New movie Lions for Lambs, starring Tom Cruise, Meryl Streep and Robert Redford, explores the tense relationship between journalists and politicians over the so-called "war on terror". Political correspondent Guto Harri compares it to his own dealings with ministers.
Cruise plays a politician who confides in Streep's TV journalist
I've never met a British politician who looks like Tom Cruise in Lions for Lambs.
None of my tutors at college were as engaging as Robert Redford. And it is humbling as a TV journalist to imagine Meryl Streep, winner of two Oscars, six Golden Globes and a Bafta, pretending to do my job.
Even more unlikely, in a Westminster context, is the idea of being summoned by a senior politician to spend an hour, without aides or civil servants, learning exclusively and in detail what the next stage in the "war on terror" will involve.
I do remember chasing a member of Tony Blair's cabinet down one of the committee corridors of the House of Commons as the government was engaged in its last attempt to gain a second UN resolution authorising military action against Baghdad.
The minister had just spent hours at a select committee and needed the toilet.

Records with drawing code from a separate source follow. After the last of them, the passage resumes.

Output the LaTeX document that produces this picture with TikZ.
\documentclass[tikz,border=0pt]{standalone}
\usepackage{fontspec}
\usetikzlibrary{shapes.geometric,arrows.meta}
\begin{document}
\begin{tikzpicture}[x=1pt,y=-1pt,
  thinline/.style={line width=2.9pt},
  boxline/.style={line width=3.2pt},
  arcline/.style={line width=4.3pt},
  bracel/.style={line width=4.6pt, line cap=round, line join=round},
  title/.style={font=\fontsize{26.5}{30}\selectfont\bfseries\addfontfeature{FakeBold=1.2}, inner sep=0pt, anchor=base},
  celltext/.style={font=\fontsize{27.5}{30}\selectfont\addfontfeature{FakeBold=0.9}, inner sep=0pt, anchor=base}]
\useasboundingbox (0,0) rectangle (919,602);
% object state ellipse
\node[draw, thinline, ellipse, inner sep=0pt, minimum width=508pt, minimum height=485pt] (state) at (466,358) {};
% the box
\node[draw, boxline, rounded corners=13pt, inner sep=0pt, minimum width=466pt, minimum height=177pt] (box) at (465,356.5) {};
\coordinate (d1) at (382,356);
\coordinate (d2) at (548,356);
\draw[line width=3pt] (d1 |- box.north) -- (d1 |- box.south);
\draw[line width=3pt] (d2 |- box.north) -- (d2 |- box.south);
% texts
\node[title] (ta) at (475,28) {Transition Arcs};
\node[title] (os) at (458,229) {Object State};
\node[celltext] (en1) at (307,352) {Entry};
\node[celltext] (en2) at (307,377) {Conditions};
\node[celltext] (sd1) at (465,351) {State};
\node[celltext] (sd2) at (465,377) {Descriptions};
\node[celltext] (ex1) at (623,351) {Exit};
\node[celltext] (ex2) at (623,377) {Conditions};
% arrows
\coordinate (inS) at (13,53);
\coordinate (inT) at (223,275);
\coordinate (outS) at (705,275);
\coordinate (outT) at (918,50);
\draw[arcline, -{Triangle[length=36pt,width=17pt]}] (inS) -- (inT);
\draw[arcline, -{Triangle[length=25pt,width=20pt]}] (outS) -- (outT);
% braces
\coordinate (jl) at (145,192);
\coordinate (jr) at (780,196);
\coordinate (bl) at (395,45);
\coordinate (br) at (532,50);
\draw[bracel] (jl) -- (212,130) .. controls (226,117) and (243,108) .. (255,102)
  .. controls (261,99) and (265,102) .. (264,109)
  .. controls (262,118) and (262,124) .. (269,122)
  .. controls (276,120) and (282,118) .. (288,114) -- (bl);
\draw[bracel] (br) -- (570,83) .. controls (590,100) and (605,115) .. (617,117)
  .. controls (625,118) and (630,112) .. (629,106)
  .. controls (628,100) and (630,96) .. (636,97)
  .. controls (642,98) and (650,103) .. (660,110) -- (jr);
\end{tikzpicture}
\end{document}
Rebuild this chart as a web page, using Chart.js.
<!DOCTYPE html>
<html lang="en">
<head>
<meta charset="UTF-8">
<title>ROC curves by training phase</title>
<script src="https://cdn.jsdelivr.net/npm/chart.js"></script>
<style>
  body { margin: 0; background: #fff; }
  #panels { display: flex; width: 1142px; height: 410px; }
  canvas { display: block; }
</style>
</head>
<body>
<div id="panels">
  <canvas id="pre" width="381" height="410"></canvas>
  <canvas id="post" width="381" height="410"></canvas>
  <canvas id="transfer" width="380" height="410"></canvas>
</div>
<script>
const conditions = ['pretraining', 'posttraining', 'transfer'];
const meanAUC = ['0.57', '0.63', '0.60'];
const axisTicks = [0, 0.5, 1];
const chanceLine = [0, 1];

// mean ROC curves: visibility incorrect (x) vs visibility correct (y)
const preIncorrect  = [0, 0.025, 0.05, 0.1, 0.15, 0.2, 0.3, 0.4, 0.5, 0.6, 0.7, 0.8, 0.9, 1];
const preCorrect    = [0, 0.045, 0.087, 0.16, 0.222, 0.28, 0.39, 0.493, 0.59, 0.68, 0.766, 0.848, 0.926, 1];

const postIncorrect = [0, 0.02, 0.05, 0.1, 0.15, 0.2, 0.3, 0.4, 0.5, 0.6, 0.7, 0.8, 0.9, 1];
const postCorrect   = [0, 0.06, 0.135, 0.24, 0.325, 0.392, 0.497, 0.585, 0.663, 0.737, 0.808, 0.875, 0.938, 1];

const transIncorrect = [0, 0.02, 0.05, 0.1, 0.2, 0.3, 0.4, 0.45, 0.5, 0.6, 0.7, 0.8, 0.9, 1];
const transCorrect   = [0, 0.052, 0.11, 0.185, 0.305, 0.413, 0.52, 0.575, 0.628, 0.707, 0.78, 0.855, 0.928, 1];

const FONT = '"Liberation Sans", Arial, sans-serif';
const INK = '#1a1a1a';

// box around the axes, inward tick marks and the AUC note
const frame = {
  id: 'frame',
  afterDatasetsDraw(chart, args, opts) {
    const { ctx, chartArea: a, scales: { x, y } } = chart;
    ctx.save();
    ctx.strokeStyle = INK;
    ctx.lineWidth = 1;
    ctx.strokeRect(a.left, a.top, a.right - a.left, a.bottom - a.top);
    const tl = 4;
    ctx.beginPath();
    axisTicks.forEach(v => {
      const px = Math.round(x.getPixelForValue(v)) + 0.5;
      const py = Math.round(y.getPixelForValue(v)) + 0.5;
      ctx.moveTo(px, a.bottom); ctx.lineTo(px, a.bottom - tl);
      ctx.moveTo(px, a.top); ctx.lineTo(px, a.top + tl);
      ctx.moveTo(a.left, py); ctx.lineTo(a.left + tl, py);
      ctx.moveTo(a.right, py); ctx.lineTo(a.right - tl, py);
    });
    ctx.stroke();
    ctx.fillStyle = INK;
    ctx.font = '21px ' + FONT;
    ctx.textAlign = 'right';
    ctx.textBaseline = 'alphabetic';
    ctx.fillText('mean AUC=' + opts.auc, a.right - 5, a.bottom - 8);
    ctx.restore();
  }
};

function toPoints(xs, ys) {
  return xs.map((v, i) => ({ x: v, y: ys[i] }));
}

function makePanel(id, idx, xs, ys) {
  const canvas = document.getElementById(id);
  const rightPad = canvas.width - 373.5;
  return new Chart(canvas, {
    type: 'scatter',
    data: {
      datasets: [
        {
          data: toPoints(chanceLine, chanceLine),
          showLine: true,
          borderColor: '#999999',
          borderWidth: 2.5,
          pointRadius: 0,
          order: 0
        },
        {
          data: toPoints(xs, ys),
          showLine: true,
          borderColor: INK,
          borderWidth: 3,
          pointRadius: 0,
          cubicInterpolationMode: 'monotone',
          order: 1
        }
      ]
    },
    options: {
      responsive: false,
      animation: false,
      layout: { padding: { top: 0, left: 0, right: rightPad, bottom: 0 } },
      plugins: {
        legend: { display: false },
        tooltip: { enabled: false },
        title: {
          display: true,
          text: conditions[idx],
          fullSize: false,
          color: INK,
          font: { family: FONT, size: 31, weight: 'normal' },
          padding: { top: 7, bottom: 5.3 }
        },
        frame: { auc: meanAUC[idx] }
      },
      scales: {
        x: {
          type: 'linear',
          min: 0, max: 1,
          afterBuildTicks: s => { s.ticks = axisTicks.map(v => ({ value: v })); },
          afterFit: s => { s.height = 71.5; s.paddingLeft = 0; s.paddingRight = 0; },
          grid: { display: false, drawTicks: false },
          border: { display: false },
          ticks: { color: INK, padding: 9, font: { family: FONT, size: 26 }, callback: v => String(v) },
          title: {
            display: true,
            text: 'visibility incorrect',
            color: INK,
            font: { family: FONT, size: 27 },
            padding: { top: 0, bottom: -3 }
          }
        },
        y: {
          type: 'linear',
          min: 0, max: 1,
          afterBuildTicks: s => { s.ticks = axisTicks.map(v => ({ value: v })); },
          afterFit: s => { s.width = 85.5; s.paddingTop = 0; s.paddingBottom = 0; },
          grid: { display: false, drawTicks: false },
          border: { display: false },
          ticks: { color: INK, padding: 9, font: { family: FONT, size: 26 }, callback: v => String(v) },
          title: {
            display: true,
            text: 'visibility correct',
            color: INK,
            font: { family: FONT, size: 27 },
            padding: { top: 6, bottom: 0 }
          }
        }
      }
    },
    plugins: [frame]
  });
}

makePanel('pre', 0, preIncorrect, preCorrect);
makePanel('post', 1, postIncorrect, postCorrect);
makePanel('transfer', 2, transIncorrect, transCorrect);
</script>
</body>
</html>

He summoned me to join him, and it was in the uncomfortably intimate surroundings of the urinals that he told me what his gut instinct was on the prospects of a deal.
That - for me - was a rare moment. Most commentators here build their daily jigsaw puzzles from precious pieces of information snatched from short telephone conversations and rushed, if not random, rendezvous in some quiet corner of the Palace of Westminster.
When a minister agrees to lunch, he or she almost invariably brings a special adviser and encourages a journalist to invite a colleague too.
It is therefore hard to believe that Streep's character, Janine Roth, gets summoned to the Senate to be handed a story on a plate about a special forces mission which has just got under way in the mountains of Afghanistan.
We are also expected to believe that she has been handed this gift because she once suggested the politician in question was the "future of his party". Jasper Irving, played by Cruise, tells her: "This is me returning the favour."
Lions for Lambs also boils complex issues down to simple statements and questions.
"Do you want to win the war on terror? Yes or no?" asks Cruise. "This is the quintessential question of our time - yes or no."
How and why we got there is not the issue, he says. "We have to move forward... do whatever it takes."
It reminded me of a long summer when Tony Blair dismissed almost every question about a potential war in Iraq by stating that it was "neither imminent nor inevitable".
Director Robert Redford also stars alongside Streep
It was soon so "imminent and inevitable" that to question it seemed unfair on the British soldiers preparing for it in the Kuwaiti dessert.
Awkward questions about the lack of weapons of mass destruction were similarly avoided until sufficient time had passed to dismiss them as missing the point.
"I can apologise," Blair told the Labour conference in 2004, "for the information that turned out to be wrong, but I can't, sincerely at least, apologise for removing Saddam."
It's easy to knock Lions for Lambs, but the film offers disturbing reminders of the mistakes made in the run-up to Iraq and Afghanistan, which the ruling politicians on both sides of the Atlantic have been extremely reluctant to dwell upon.
The film also touches on some very sensitive subjects, and prompted a lively public discussion after its press preview in London's West End.
In the movie, parts of the media are reminded of its gung-ho enthusiasm in the run-up to war.
The senator challenges Streep: "You already sold the war. Now I'm asking you to help me sell the solution."
She recognises that her network, and others, overlooked the obvious perils. "It was all right there if we had bothered to connect the dots," she reflects.
The Californian political science professor played by Redford challenges his star pupil to recognise his complicity, telling him bluntly that he cannot simply blame the administration.
"They bank on your apathy," he says. "They plan strategies around it. The problem is not with the people who started this, the problem is with us who do nothing to stop it."
Streep and Redford, who also directed the movie, are widely regarded as icons of the US liberal establishment in a country where "liberal" for many is a dirty word.
But for Cruise this is a very different genre - more Mission Questionable than Mission Impossible. And that suggests a mounting anxiety among Americans about their war on terror.
Those who were in favour are more open to criticism of the war because of the mounting price paid by young Americans. The two victims in the film's botched military mission were told they "could choose any graduate school in any field".
The impact of the war on the countries attacked is clearly secondary here. There isn't one Afghan character, only shadows in the snow preparing to do unspeakably barbaric things to the heroic US soldiers in their sights.
The film, in this respect, might have less resonance with British opponents of the war; but in the US it will add to the growing voice of those who wonder what the country hopes to achieve from these engagements.
Lions for Lambs is on general release in the UK.